Task data

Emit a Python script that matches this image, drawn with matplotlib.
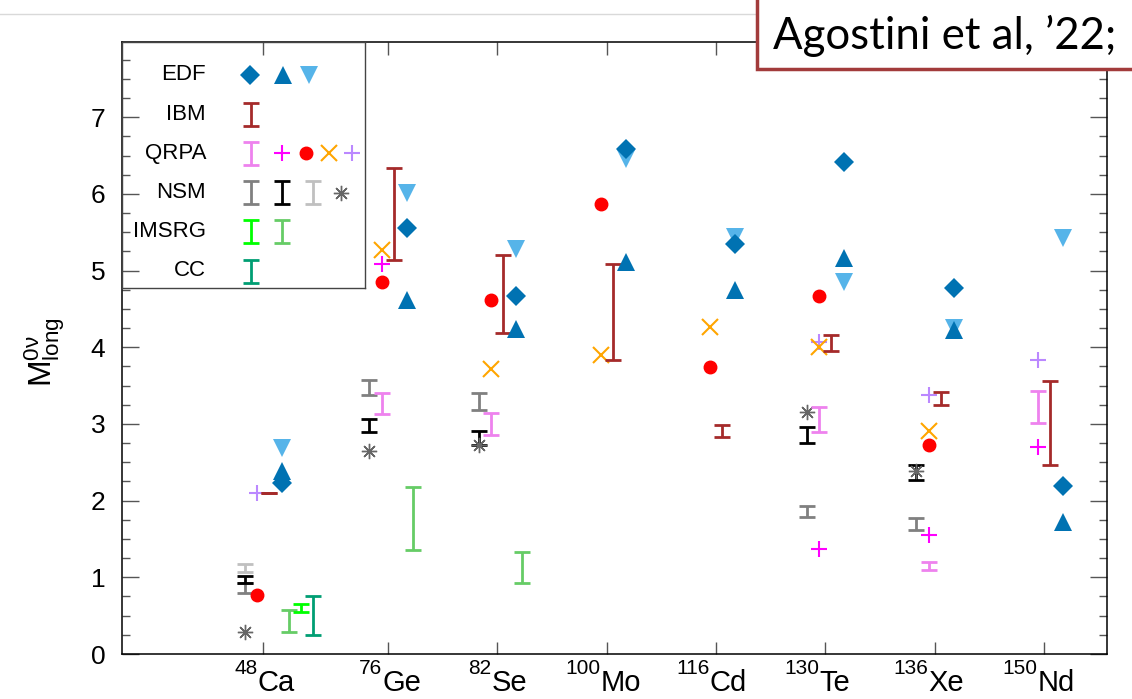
import matplotlib
matplotlib.use('Agg')
import matplotlib.pyplot as plt
import numpy as np
from matplotlib.patches import Rectangle
from matplotlib.lines import Line2D
from matplotlib.ticker import MultipleLocator, FixedLocator

plt.rcParams['font.family'] = ['Liberation Sans', 'DejaVu Sans']
plt.rcParams['mathtext.fontset'] = 'custom'
plt.rcParams['mathtext.rm'] = 'Liberation Sans'
plt.rcParams['mathtext.default'] = 'regular'

nan = np.nan

# nuclei (category axis)
mass = ['48', '76', '82', '100', '116', '130', '136', '150']
elem = ['Ca', 'Ge', 'Se', 'Mo', 'Cd', 'Te', 'Xe', 'Nd']
pos = np.array([0.86, 2, 3, 4, 5, 6, 7, 8])

# EDF
edf_diamond = [2.23, 5.55, 4.67, 6.59, 5.35, 6.41, 4.77, 2.19]
edf_up = [2.38, 4.62, 4.24, 5.11, 4.75, 5.16, 4.22, 1.72]
edf_down = [2.68, 6.01, 5.28, 6.46, 5.44, 4.85, 4.25, 5.42]

# IBM ranges
ibm_lo = [2.10, 5.14, 4.19, 3.84, 2.83, 3.95, 3.25, 2.46]
ibm_hi = [2.10, 6.34, 5.20, 5.08, 2.98, 4.16, 3.41, 3.56]

# QRPA
qrpa_lo = [nan, 3.13, 2.86, nan, nan, 2.90, 1.10, 3.01]
qrpa_hi = [nan, 3.40, 3.14, nan, nan, 3.22, 1.20, 3.43]
qrpa_plus = [nan, 5.08, nan, nan, nan, 1.37, 1.55, 2.70]
qrpa_dot = [0.77, 4.85, 4.61, 5.87, 3.74, 4.67, 2.72, nan]
qrpa_cross = [nan, 5.27, 3.72, 3.90, 4.26, 4.00, 2.91, nan]
qrpa_plus2 = [2.10, nan, nan, nan, nan, 4.07, 3.38, 3.84]

# NSM
nsm_gray_lo = [0.80, 3.38, 3.18, nan, nan, 1.78, 1.62, nan]
nsm_gray_hi = [0.92, 3.57, 3.40, nan, nan, 1.93, 1.77, nan]
nsm_black_lo = [0.93, 2.89, 2.72, nan, nan, 2.75, 2.27, nan]
nsm_black_hi = [1.02, 3.07, 2.91, nan, nan, 2.96, 2.46, nan]
nsm_light_lo = [1.07, nan, nan, nan, nan, nan, nan, nan]
nsm_light_hi = [1.18, nan, nan, nan, nan, nan, nan, nan]
nsm_star = [0.29, 2.65, 2.72, nan, nan, 3.16, 2.38, nan]

# IMSRG
ims_a_lo = [0.55, nan, nan, nan, nan, nan, nan, nan]
ims_a_hi = [0.65, nan, nan, nan, nan, nan, nan, nan]
ims_b_lo = [0.29, 1.36, 0.93, nan, nan, nan, nan, nan]
ims_b_hi = [0.58, 2.18, 1.33, nan, nan, nan, nan, nan]

# CC
cc_lo = [0.25, nan, nan, nan, nan, nan, nan, nan]
cc_hi = [0.75, nan, nan, nan, nan, nan, nan, nan]

c_edf = '#0072B2'
c_edf2 = '#56B4E9'
c_ibm = '#A52A2A'
c_qrpa = '#EE82EE'
c_mag = '#FF00FF'
c_red = '#FF0000'
c_orange = '#FFA500'
c_purple = '#BB88FF'
c_gray = '#808080'
c_light = '#C0C0C0'
c_star = '#666666'
c_lime = '#00FF00'
c_green = '#66CC66'
c_cc = '#009E73'

W, H = 1132, 699
fig = plt.figure(figsize=(W / 100, H / 100), dpi=100)
ax = fig.add_axes([122 / W, 1 - 654 / H, 985 / W, 612 / H])
ax.set_xlim(-0.434, 8.578)
ax.set_ylim(0, 7.98)

BAR = dict(fmt='none', capsize=6, elinewidth=2, capthick=2)


def bars(off, lo, hi, color):
    lo = np.array(lo, float)
    hi = np.array(hi, float)
    m = ~np.isnan(lo)
    mid = (lo + hi) / 2
    ax.errorbar(pos[m] + off, mid[m], yerr=[mid[m] - lo[m], hi[m] - mid[m]],
                ecolor=color, **BAR)


def marks(off, vals, **kw):
    v = np.array(vals, float)
    m = ~np.isnan(v)
    ax.plot(pos[m] + off, v[m], ls='none', **kw)


off_nsm, off_qrpa, off_ibm, off_edf = -0.17, -0.055, 0.055, 0.174
off_ims_b, off_ims_a, off_cc = 0.23, 0.345, 0.457

STAR = (8, 2, 0)
DMS, TMS = 10, 13.5

bars(off_nsm, nsm_gray_lo, nsm_gray_hi, c_gray)
bars(off_nsm, nsm_light_lo, nsm_light_hi, c_light)
bars(off_nsm, nsm_black_lo, nsm_black_hi, 'black')
marks(off_nsm, nsm_star, marker=STAR, ms=11, mew=1.0, color=c_star)

bars(off_qrpa, qrpa_lo, qrpa_hi, c_qrpa)
marks(off_qrpa, qrpa_plus, marker='+', ms=11, mew=1.5, color=c_mag)
marks(off_qrpa, qrpa_plus2, marker='+', ms=11, mew=1.5, color=c_purple)
marks(off_qrpa, qrpa_dot, marker='o', ms=9, color=c_red)
marks(off_qrpa, qrpa_cross, marker='x', ms=11.5, mew=1.5, color=c_orange)

bars(off_ibm, ibm_lo, ibm_hi, c_ibm)

marks(off_edf, edf_down, marker='v', ms=TMS, color=c_edf2, mew=0)
marks(off_edf, edf_diamond, marker='D', ms=DMS, color=c_edf, mew=0)
marks(off_edf, edf_up, marker='^', ms=TMS, color=c_edf, mew=0)

bars(off_ims_b, ims_b_lo, ims_b_hi, c_green)
bars(off_ims_a, ims_a_lo, ims_a_hi, c_lime)
bars(off_cc, cc_lo, cc_hi, c_cc)

# axes styling
ax.xaxis.set_major_locator(FixedLocator(pos))
ax.yaxis.set_major_locator(MultipleLocator(1))
ax.yaxis.set_minor_locator(MultipleLocator(0.25))
ax.tick_params(axis='x', which='both', direction='in', top=True, bottom=True,
               length=9, width=1, color='#555555', labelbottom=False)
ax.tick_params(axis='y', which='major', direction='in', left=True, right=True,
               length=12, width=1, color='#555555', labelsize=19, pad=12)
ax.tick_params(axis='y', which='minor', direction='in', left=True, right=True,
               length=6, width=1, color='#555555')
for s in ax.spines.values():
    s.set_linewidth(1.1)

# nucleus labels with mass number as superscript
tr = ax.get_xaxis_transform()
for x, a, e in zip(pos, mass, elem):
    ax.text(x - 0.055, -0.060, e, transform=tr, ha='left', va='baseline', fontsize=21)
    ax.text(x - 0.055, -0.032, a, transform=tr, ha='right', va='baseline', fontsize=15)

fig.text(45 / W, 1 - 352 / H, r'M$^{0ν}_{long}$', rotation=90, ha='center',
         va='center', fontsize=23)

# legend panel (pixel coordinates of the picture)
lg = fig.add_axes([122 / W, 1 - 288 / H, 243 / W, 246 / H], zorder=3)
lg.set_xlim(122, 365)
lg.set_ylim(288, 42)
lg.patch.set_alpha(0)
lg.set_xticks([])
lg.set_yticks([])
for s in lg.spines.values():
    s.set_color('#444444')
    s.set_linewidth(1)

rows = ['EDF', 'IBM', 'QRPA', 'NSM', 'IMSRG', 'CC']
ry = [75 + 39.2 * i for i in range(len(rows))]
for name, y in zip(rows, ry):
    lg.text(206, y, name, ha='right', va='center', fontsize=16)


def lbar(x, y, color):
    lg.errorbar([x], [y], yerr=11.5, ecolor=color, **BAR)


lg.plot([250], [ry[0]], marker='D', ms=DMS, color=c_edf, mew=0)
lg.plot([283], [ry[0]], marker='^', ms=TMS, color=c_edf, mew=0)
lg.plot([309], [ry[0]], marker='v', ms=TMS, color=c_edf2, mew=0)
lbar(251, ry[1], c_ibm)
lbar(251, ry[2], c_qrpa)
lg.plot([282], [ry[2]], marker='+', ms=11, mew=1.5, color=c_mag)
lg.plot([306], [ry[2]], marker='o', ms=9, color=c_red)
lg.plot([329], [ry[2]], marker='x', ms=11.5, mew=1.5, color=c_orange)
lg.plot([352], [ry[2]], marker='+', ms=11, mew=1.5, color=c_purple)
lbar(251, ry[3], c_gray)
lbar(282, ry[3], 'black')
lbar(313, ry[3], c_light)
lg.plot([341], [ry[3]], marker=STAR, ms=11, mew=1.0, color=c_star)
lbar(251, ry[4], c_lime)
lbar(282, ry[4], c_green)
lbar(251, ry[5], c_cc)

# citation box in the top right corner
fig.add_artist(Line2D([0, 757 / W], [1 - 14 / H] * 2, color='#d9d9d9', lw=1))
fig.add_artist(Rectangle((757 / W, 1 - 69 / H), 400 / W, 80 / H,
                         transform=fig.transFigure, facecolor='white',
                         edgecolor='#A23B3B', lw=2.5, zorder=10))
fig.text(773 / W, 1 - 36 / H, 'Agostini et al, ’22;', ha='left', va='center',
         fontsize=31.5, family=['Lato', 'DejaVu Sans'], zorder=11)

fig.savefig('out.png', dpi=100)
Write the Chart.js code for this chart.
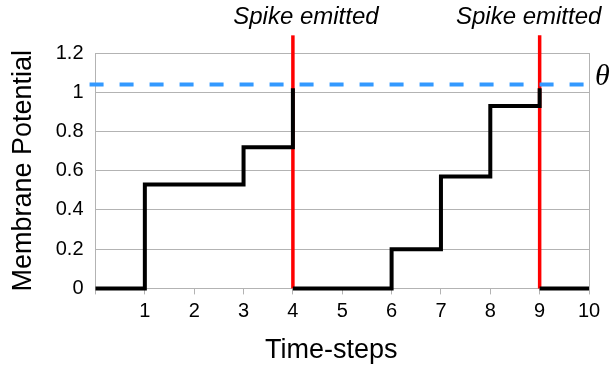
<!DOCTYPE html>
<html>
<head>
<meta charset="utf-8">
<script src="https://cdn.jsdelivr.net/npm/chart.js@4.4.1/dist/chart.umd.min.js"></script>
<style>
  html, body { margin: 0; padding: 0; background: #fff; }
  #wrap { width: 614px; height: 375px; }
</style>
</head>
<body>
<div id="wrap"><canvas id="mycanvas" width="614" height="375"></canvas></div>
<script>
// time-steps and membrane potential (null = break in the line after a spike)
var steps     = [0, 1,    2,    3,    4,    4,    4, 5, 6,   7,    8,    9,    9,    9, 10];
var potential = [0, 0.53, 0.53, 0.72, 1.02, null, 0, 0, 0.2, 0.57, 0.93, 1.02, null, 0, 0];

var spikeTimes = [4, 9];
var spikeLabel = 'Spike emitted';
var spikeTop = 1.29;

var threshold = 1.04;
var thresholdFrom = -0.12;
var thresholdTo = 10;

var xTicks = ['', '1', '2', '3', '4', '5', '6', '7', '8', '9', '10'];
var yTicks = ['0', '0.2', '0.4', '0.6', '0.8', '1', '1.2'];
var xTitle = 'Time-steps';

var gridGray = '#b3b3b3';

Chart.defaults.font.family = '"Liberation Sans", Arial, sans-serif';
Chart.defaults.color = '#000';

var potentialData = [];
for (var i in steps) {
    potentialData.push({x: steps[i], y: potential[i]});
}

var datasets = [
    {
        label: 'potential',
        data: potentialData,
        stepped: true,
        borderColor: '#000',
        borderWidth: 4,
        pointRadius: 0,
        spanGaps: false,
        clip: false,
        order: 1
    },
    {
        label: 'threshold',
        data: [{x: thresholdFrom, y: threshold}, {x: thresholdTo, y: threshold}],
        borderColor: '#3399ff',
        borderWidth: 4,
        borderDash: [14, 16],
        pointRadius: 0,
        clip: false,
        order: 0
    }
];

spikeTimes.forEach(function(t) {
    datasets.push({
        label: 'spike ' + t,
        data: [{x: t, y: 0}, {x: t, y: spikeTop}],
        borderColor: '#ff0000',
        borderWidth: 3.5,
        pointRadius: 0,
        clip: false,
        order: 2
    });
});

var annotations = {
    id: 'annotations',
    afterDraw: function(chart) {
        var ctx = chart.ctx;
        var xs = chart.scales.x;
        var ys = chart.scales.y;
        var area = chart.chartArea;
        var shifts = [13, -11];
        ctx.save();
        ctx.fillStyle = '#000';
        ctx.font = 'italic 24px "Liberation Sans", Arial, sans-serif';
        ctx.textAlign = 'center';
        ctx.textBaseline = 'alphabetic';
        spikeTimes.forEach(function(t, k) {
            ctx.fillText(spikeLabel, xs.getPixelForValue(t) + shifts[k], 24);
        });
        // x axis title, sitting a bit left of the plot centre
        ctx.font = '27px "Liberation Sans", Arial, sans-serif';
        ctx.textBaseline = 'middle';
        ctx.fillText(xTitle, (area.left + area.right) / 2 - 11, 351);
        ctx.font = 'italic 30px "Liberation Serif", "Times New Roman", serif';
        ctx.textAlign = 'left';
        ctx.fillText('\u03B8', area.right + 6, ys.getPixelForValue(threshold) - 7);
        ctx.restore();
    }
};

var ctx = document.getElementById('mycanvas');

var lineGraph = new Chart(ctx, {
    type: 'line',
    data: {datasets: datasets},
    options: {
        responsive: false,
        animation: false,
        layout: {padding: {top: 53, right: 25, left: 0, bottom: 0}},
        plugins: {legend: {display: false}, tooltip: {enabled: false}},
        scales: {
            x: {
                type: 'linear',
                min: 0,
                max: 10,
                afterFit: function(scale) { scale.height = 86.6; },
                border: {color: gridGray, width: 1},
                grid: {
                    color: function(c) {
                        return (c.tick && (c.tick.value === 0 || c.tick.value === 10)) ? gridGray : 'rgba(0,0,0,0)';
                    },
                    tickColor: gridGray,
                    tickLength: 6
                },
                ticks: {
                    stepSize: 1,
                    padding: 5,
                    maxRotation: 0,
                    font: {size: 20},
                    callback: function(v) { return xTicks[v]; }
                }
            },
            y: {
                min: 0,
                max: 1.2,
                afterFit: function(scale) { scale.width = 95.5; },
                border: {color: gridGray, width: 1},
                grid: {color: gridGray, drawTicks: false},
                ticks: {
                    stepSize: 0.2,
                    padding: 12,
                    font: {size: 20},
                    callback: function(v, idx) { return yTicks[idx]; }
                },
                title: {
                    display: true,
                    text: 'Membrane Potential',
                    font: {size: 27},
                    padding: {top: 7, bottom: 0}
                }
            }
        }
    },
    plugins: [annotations]
});
</script>
</body>
</html>
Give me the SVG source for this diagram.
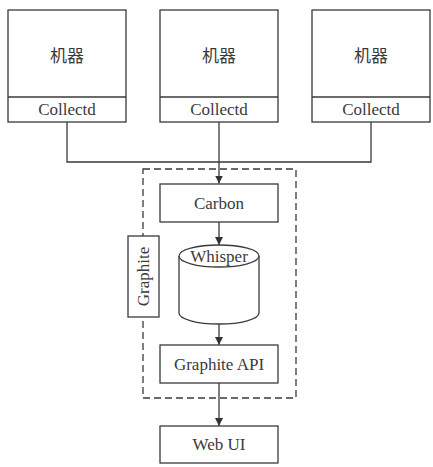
<svg xmlns="http://www.w3.org/2000/svg" width="433" height="467" viewBox="0 0 433 467">
<defs>
<style>
.b{fill:#fff;stroke:#3a3a3a;stroke-width:1.3}
.t{font-family:"Liberation Serif","Noto Sans CJK SC",serif;font-size:17px;fill:#3a3a3a;text-anchor:middle}
.c{font-family:"Noto Sans CJK SC",sans-serif;font-size:17px;fill:#3a3a3a;text-anchor:middle}
.l{fill:none;stroke:#3a3a3a;stroke-width:1.3}
</style>
<marker id="a" viewBox="0 0 10 10" refX="10" refY="5" markerWidth="8" markerHeight="8" orient="auto" markerUnits="userSpaceOnUse">
<path d="M0,0 L10,5 L0,10 z" fill="#333"/>
</marker>
</defs>
<rect width="433" height="467" fill="#fff"/>
<g id="connectors">
<path class="l" d="M67,122 V162 H371 V122"/>
<path class="l" d="M219,122 V183.5" marker-end="url(#a)"/>
<path class="l" d="M219,222 V245" marker-end="url(#a)"/>
<path class="l" d="M219,324 V345" marker-end="url(#a)"/>
<path class="l" d="M219,383 V426" marker-end="url(#a)"/>
</g>
<g id="graphite-group">
<rect x="143" y="169" width="153" height="229" fill="none" stroke="#3a3a3a" stroke-width="1.3" stroke-dasharray="7,4"/>
</g>
<g id="machine1">
<rect class="b" x="8" y="10" width="118" height="112"/>
<line class="l" x1="8" y1="97" x2="126" y2="97"/>
<text class="c" x="67" y="62">机器</text>
<text class="t" x="67" y="115">Collectd</text>
</g>
<g id="machine2">
<rect class="b" x="160" y="10" width="118" height="112"/>
<line class="l" x1="160" y1="97" x2="278" y2="97"/>
<text class="c" x="219" y="62">机器</text>
<text class="t" x="219" y="115">Collectd</text>
</g>
<g id="machine3">
<rect class="b" x="312" y="10" width="118" height="112"/>
<line class="l" x1="312" y1="97" x2="430" y2="97"/>
<text class="c" x="371" y="62">机器</text>
<text class="t" x="371" y="115">Collectd</text>
</g>
<g id="carbon">
<rect class="b" x="160" y="184" width="118" height="38"/>
<text class="t" x="219" y="209">Carbon</text>
</g>
<g id="whisper">
<path class="b" d="M179,256 V313 A40,11 0 0 0 259,313 V256"/>
<ellipse class="b" cx="219" cy="256" rx="40" ry="11"/>
<text class="t" x="219" y="262">Whisper</text>
</g>
<g id="graphite-label">
<rect class="b" x="128" y="236" width="31" height="81"/>
<text class="t" transform="translate(149,276.5) rotate(-90)" x="0" y="0">Graphite</text>
</g>
<g id="graphite-api">
<rect class="b" x="160" y="345" width="118" height="38"/>
<text class="t" x="219" y="370">Graphite API</text>
</g>
<g id="webui">
<rect class="b" x="160" y="426" width="118" height="37"/>
<text class="t" x="219" y="450">Web UI</text>
</g>
</svg>
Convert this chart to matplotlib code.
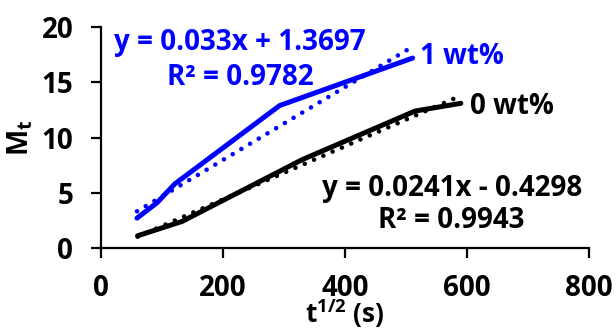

Short task
Repeat exactly the lines from the first line of the records above through the line containing "from matplotlib.ticker import", leaving out the pictures.

Complete output
Emit a Python script that matches this image, drawn with matplotlib.
import matplotlib
matplotlib.use('Agg')
import matplotlib.pyplot as plt
import numpy as np
from matplotlib.patches import Rectangle
from matplotlib.lines import Line2D
from matplotlib.ticker import MultipleLocator, FixedLocator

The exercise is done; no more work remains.